* **PROVIDED MATERIAL**:
┄┄┄┄┄┄
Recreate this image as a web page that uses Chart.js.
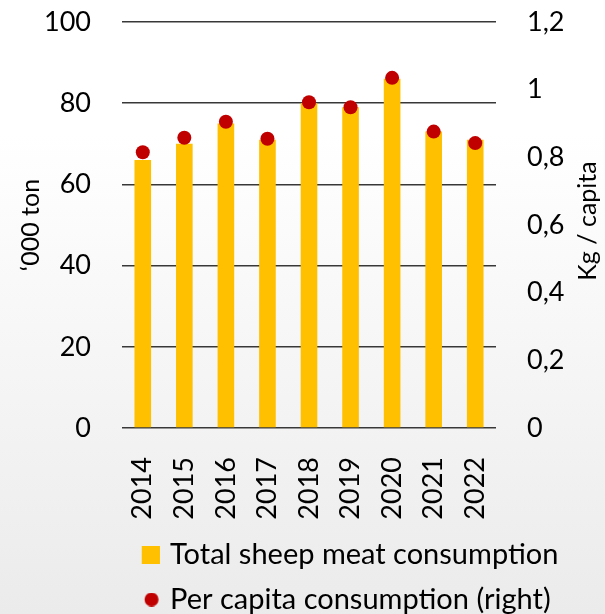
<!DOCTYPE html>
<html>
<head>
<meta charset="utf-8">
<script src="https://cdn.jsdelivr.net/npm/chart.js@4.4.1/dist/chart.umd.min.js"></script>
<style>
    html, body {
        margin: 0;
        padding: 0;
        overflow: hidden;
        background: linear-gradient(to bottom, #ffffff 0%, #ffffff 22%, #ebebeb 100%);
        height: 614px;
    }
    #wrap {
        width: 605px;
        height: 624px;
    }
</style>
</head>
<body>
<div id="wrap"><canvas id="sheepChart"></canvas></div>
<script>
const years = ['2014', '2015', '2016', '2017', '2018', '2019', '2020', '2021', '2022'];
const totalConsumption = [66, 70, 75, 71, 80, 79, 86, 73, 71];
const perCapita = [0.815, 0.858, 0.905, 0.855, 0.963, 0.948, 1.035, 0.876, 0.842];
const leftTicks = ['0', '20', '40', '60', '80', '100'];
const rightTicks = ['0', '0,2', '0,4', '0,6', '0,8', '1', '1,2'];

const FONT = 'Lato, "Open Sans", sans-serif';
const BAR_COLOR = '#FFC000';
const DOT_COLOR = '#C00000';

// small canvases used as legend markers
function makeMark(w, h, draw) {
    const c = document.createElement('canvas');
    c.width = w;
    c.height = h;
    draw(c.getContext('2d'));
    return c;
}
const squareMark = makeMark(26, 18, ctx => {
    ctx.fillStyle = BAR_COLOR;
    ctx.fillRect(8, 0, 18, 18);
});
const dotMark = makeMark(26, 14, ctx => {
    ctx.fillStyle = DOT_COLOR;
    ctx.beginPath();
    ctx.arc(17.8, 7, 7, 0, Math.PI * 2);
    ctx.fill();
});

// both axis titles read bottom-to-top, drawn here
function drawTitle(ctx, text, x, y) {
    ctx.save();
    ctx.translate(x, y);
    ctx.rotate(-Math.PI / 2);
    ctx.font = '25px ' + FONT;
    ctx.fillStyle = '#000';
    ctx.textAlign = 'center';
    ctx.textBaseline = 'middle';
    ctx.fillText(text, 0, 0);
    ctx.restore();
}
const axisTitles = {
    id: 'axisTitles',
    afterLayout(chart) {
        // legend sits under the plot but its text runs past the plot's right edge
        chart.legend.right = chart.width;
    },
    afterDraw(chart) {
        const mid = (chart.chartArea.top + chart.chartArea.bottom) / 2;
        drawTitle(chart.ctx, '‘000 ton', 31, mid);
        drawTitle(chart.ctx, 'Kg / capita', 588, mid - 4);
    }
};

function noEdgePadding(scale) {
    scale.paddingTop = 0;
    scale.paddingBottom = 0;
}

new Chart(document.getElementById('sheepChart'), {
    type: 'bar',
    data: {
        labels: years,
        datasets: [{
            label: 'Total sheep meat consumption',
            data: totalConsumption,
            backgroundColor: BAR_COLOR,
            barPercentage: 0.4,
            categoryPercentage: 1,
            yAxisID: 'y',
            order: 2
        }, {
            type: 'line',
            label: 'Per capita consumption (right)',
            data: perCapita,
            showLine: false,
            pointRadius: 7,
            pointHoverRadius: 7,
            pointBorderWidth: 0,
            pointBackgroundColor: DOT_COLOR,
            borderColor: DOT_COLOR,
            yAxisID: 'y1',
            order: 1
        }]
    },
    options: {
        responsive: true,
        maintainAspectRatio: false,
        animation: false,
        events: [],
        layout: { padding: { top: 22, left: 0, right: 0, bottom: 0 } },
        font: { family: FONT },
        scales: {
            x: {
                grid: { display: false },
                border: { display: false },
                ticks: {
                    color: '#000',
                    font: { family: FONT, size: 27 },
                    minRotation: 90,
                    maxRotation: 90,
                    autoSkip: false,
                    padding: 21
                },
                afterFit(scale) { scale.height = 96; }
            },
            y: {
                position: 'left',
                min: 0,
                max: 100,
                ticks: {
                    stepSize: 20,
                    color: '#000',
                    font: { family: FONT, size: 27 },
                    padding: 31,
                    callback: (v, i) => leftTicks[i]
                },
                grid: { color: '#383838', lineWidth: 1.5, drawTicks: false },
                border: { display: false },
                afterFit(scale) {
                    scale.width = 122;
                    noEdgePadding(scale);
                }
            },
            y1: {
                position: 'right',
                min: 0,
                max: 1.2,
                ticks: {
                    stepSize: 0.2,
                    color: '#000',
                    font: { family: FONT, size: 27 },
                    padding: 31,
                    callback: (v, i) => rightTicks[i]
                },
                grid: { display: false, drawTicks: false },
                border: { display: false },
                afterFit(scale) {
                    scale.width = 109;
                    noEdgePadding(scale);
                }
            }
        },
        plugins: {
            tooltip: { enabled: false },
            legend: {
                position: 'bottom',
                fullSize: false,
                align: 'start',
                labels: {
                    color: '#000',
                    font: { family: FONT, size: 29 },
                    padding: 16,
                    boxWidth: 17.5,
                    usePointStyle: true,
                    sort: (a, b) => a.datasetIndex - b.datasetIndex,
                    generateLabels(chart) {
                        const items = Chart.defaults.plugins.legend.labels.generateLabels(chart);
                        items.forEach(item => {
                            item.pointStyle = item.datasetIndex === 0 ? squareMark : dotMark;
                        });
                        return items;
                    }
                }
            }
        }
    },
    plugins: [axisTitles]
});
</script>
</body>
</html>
┄┄┄┄┄┄
* **WRITTEN TASK**:
Reproduce every line precisely as given, omitting all pictures.

* **RESPONSE BELOW**:
Recreate this image as a web page that uses Chart.js.
<!DOCTYPE html>
<html>
<head>
<meta charset="utf-8">
<script src="https://cdn.jsdelivr.net/npm/chart.js@4.4.1/dist/chart.umd.min.js"></script>
<style>
    html, body {
        margin: 0;
        padding: 0;
        overflow: hidden;
        background: linear-gradient(to bottom, #ffffff 0%, #ffffff 22%, #ebebeb 100%);
        height: 614px;
    }
    #wrap {
        width: 605px;
        height: 624px;
    }
</style>
</head>
<body>
<div id="wrap"><canvas id="sheepChart"></canvas></div>
<script>
const years = ['2014', '2015', '2016', '2017', '2018', '2019', '2020', '2021', '2022'];
const totalConsumption = [66, 70, 75, 71, 80, 79, 86, 73, 71];
const perCapita = [0.815, 0.858, 0.905, 0.855, 0.963, 0.948, 1.035, 0.876, 0.842];
const leftTicks = ['0', '20', '40', '60', '80', '100'];
const rightTicks = ['0', '0,2', '0,4', '0,6', '0,8', '1', '1,2'];

const FONT = 'Lato, "Open Sans", sans-serif';
const BAR_COLOR = '#FFC000';
const DOT_COLOR = '#C00000';

// small canvases used as legend markers
function makeMark(w, h, draw) {
    const c = document.createElement('canvas');
    c.width = w;
    c.height = h;
    draw(c.getContext('2d'));
    return c;
}
const squareMark = makeMark(26, 18, ctx => {
    ctx.fillStyle = BAR_COLOR;
    ctx.fillRect(8, 0, 18, 18);
});
const dotMark = makeMark(26, 14, ctx => {
    ctx.fillStyle = DOT_COLOR;
    ctx.beginPath();
    ctx.arc(17.8, 7, 7, 0, Math.PI * 2);
    ctx.fill();
});

// both axis titles read bottom-to-top, drawn here
function drawTitle(ctx, text, x, y) {
    ctx.save();
    ctx.translate(x, y);
    ctx.rotate(-Math.PI / 2);
    ctx.font = '25px ' + FONT;
    ctx.fillStyle = '#000';
    ctx.textAlign = 'center';
    ctx.textBaseline = 'middle';
    ctx.fillText(text, 0, 0);
    ctx.restore();
}
const axisTitles = {
    id: 'axisTitles',
    afterLayout(chart) {
        // legend sits under the plot but its text runs past the plot's right edge
        chart.legend.right = chart.width;
    },
    afterDraw(chart) {
        const mid = (chart.chartArea.top + chart.chartArea.bottom) / 2;
        drawTitle(chart.ctx, '‘000 ton', 31, mid);
        drawTitle(chart.ctx, 'Kg / capita', 588, mid - 4);
    }
};

function noEdgePadding(scale) {
    scale.paddingTop = 0;
    scale.paddingBottom = 0;
}

new Chart(document.getElementById('sheepChart'), {
    type: 'bar',
    data: {
        labels: years,
        datasets: [{
            label: 'Total sheep meat consumption',
            data: totalConsumption,
            backgroundColor: BAR_COLOR,
            barPercentage: 0.4,
            categoryPercentage: 1,
            yAxisID: 'y',
            order: 2
        }, {
            type: 'line',
            label: 'Per capita consumption (right)',
            data: perCapita,
            showLine: false,
            pointRadius: 7,
            pointHoverRadius: 7,
            pointBorderWidth: 0,
            pointBackgroundColor: DOT_COLOR,
            borderColor: DOT_COLOR,
            yAxisID: 'y1',
            order: 1
        }]
    },
    options: {
        responsive: true,
        maintainAspectRatio: false,
        animation: false,
        events: [],
        layout: { padding: { top: 22, left: 0, right: 0, bottom: 0 } },
        font: { family: FONT },
        scales: {
            x: {
                grid: { display: false },
                border: { display: false },
                ticks: {
                    color: '#000',
                    font: { family: FONT, size: 27 },
                    minRotation: 90,
                    maxRotation: 90,
                    autoSkip: false,
                    padding: 21
                },
                afterFit(scale) { scale.height = 96; }
            },
            y: {
                position: 'left',
                min: 0,
                max: 100,
                ticks: {
                    stepSize: 20,
                    color: '#000',
                    font: { family: FONT, size: 27 },
                    padding: 31,
                    callback: (v, i) => leftTicks[i]
                },
                grid: { color: '#383838', lineWidth: 1.5, drawTicks: false },
                border: { display: false },
                afterFit(scale) {
                    scale.width = 122;
                    noEdgePadding(scale);
                }
            },
            y1: {
                position: 'right',
                min: 0,
                max: 1.2,
                ticks: {
                    stepSize: 0.2,
                    color: '#000',
                    font: { family: FONT, size: 27 },
                    padding: 31,
                    callback: (v, i) => rightTicks[i]
                },
                grid: { display: false, drawTicks: false },
                border: { display: false },
                afterFit(scale) {
                    scale.width = 109;
                    noEdgePadding(scale);
                }
            }
        },
        plugins: {
            tooltip: { enabled: false },
            legend: {
                position: 'bottom',
                fullSize: false,
                align: 'start',
                labels: {
                    color: '#000',
                    font: { family: FONT, size: 29 },
                    padding: 16,
                    boxWidth: 17.5,
                    usePointStyle: true,
                    sort: (a, b) => a.datasetIndex - b.datasetIndex,
                    generateLabels(chart) {
                        const items = Chart.defaults.plugins.legend.labels.generateLabels(chart);
                        items.forEach(item => {
                            item.pointStyle = item.datasetIndex === 0 ? squareMark : dotMark;
                        });
                        return items;
                    }
                }
            }
        }
    },
    plugins: [axisTitles]
});
</script>
</body>
</html>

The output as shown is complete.